Did you find some elements of good leadership in President Tinubu and was he at some level a progressive leader as many who knew him when he was governor of Lagos State seemed to think?

My definition of a good leader would be: a leader who has real vision, not just to become president, but to use that presidency to fundamentally change those things that needed to be changed, some of them very difficult and sustain that change, lay the foundation of that change beyond the time that you are in power. So, the power is not just an end in itself, it’s about changing lives.

That’s my vision of a good president. I saw a man who laboured really hard, worked very, very hard to become a president, who started on his first day by saying get ready everybody, put your belts, we’re in for some turbulence, but in the end, you all thank me and then nothing, we went back to normal.

It’s an anticlimax which we shouldn’t have at this time. In economic management, in managing security, in managing national coexistence, I didn’t see the kind of change that we required by 2023 after President Buhari left this country completely wrecked.

We needed a president, who will really shake Nigeria and say to Nigerians, listen, we’ve come from a very difficult journey, but there is light at the end of the tunnel, have faith in me, I’m going to do this and he then creates an environment that makes it doable.

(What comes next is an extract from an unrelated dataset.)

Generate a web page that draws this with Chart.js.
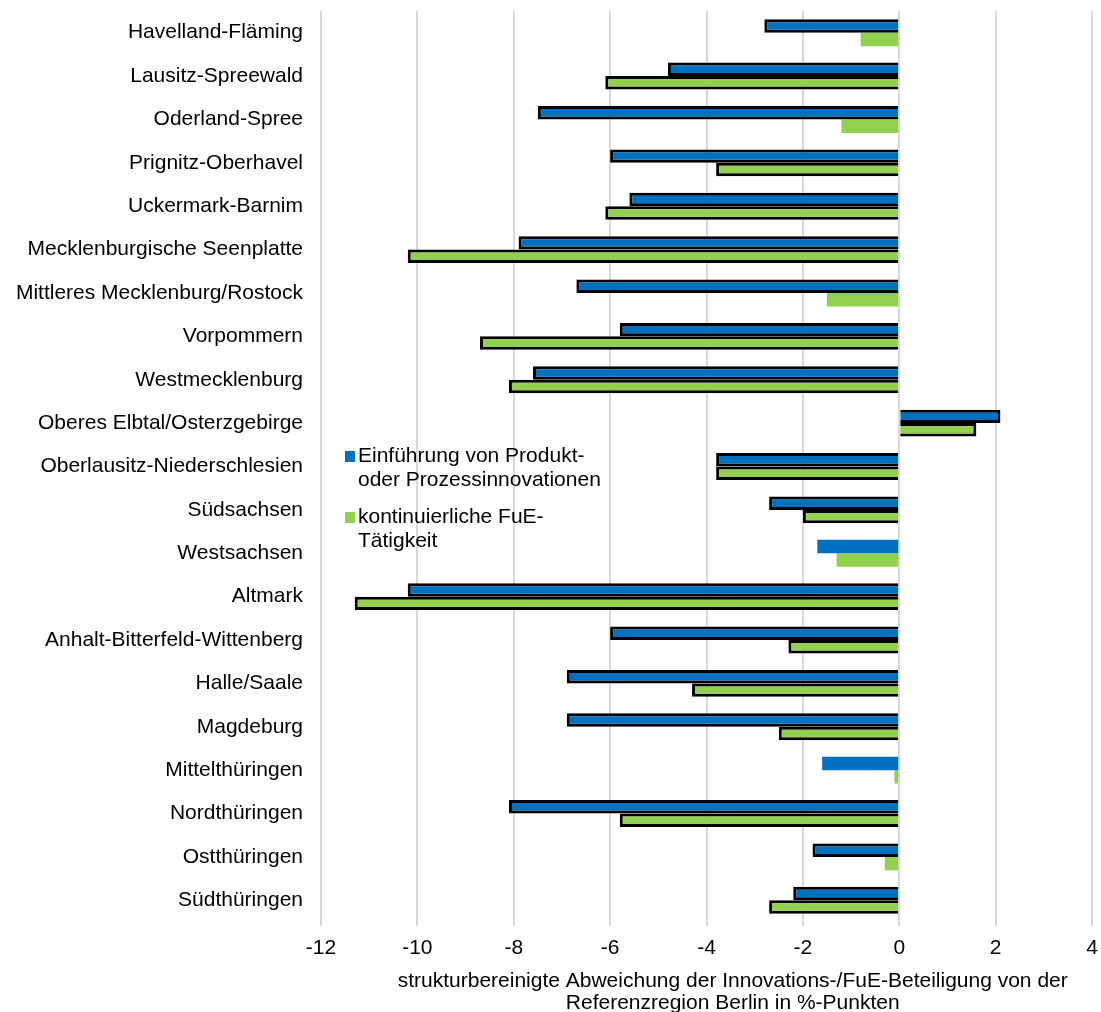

Then he engages Nigerians. He doesn’t just send out press releases. He has an engagement strategy. He talks to the people. He meets the people. I don’t know when the last time President Tinubu visited the North, if I can’t even remember or the South-East or whatever, except for campaigning.

Look at the South-East, the zone has been virtually just a part of Nigeria. Nobody is thinking about the fact that you need to reintegrate the South-East. It’s a vital part of Nigeria.

There’s no political thinking in this administration. You need to rebuild the trust and the confidence of Nigerians in each other. If this country is going to survive, we must stop this business of these people are dispensable. We need to reunite this country.

We need to give young people hope. We need to let them know that this country actually is theirs and that they can live in a country that is safe, in a country that progresses, a country that will give them some hope that there is a light at the end of the tunnel. We’re not doing that. That’s why I’m hoping that people will rise against the political class now. We need change and it can happen.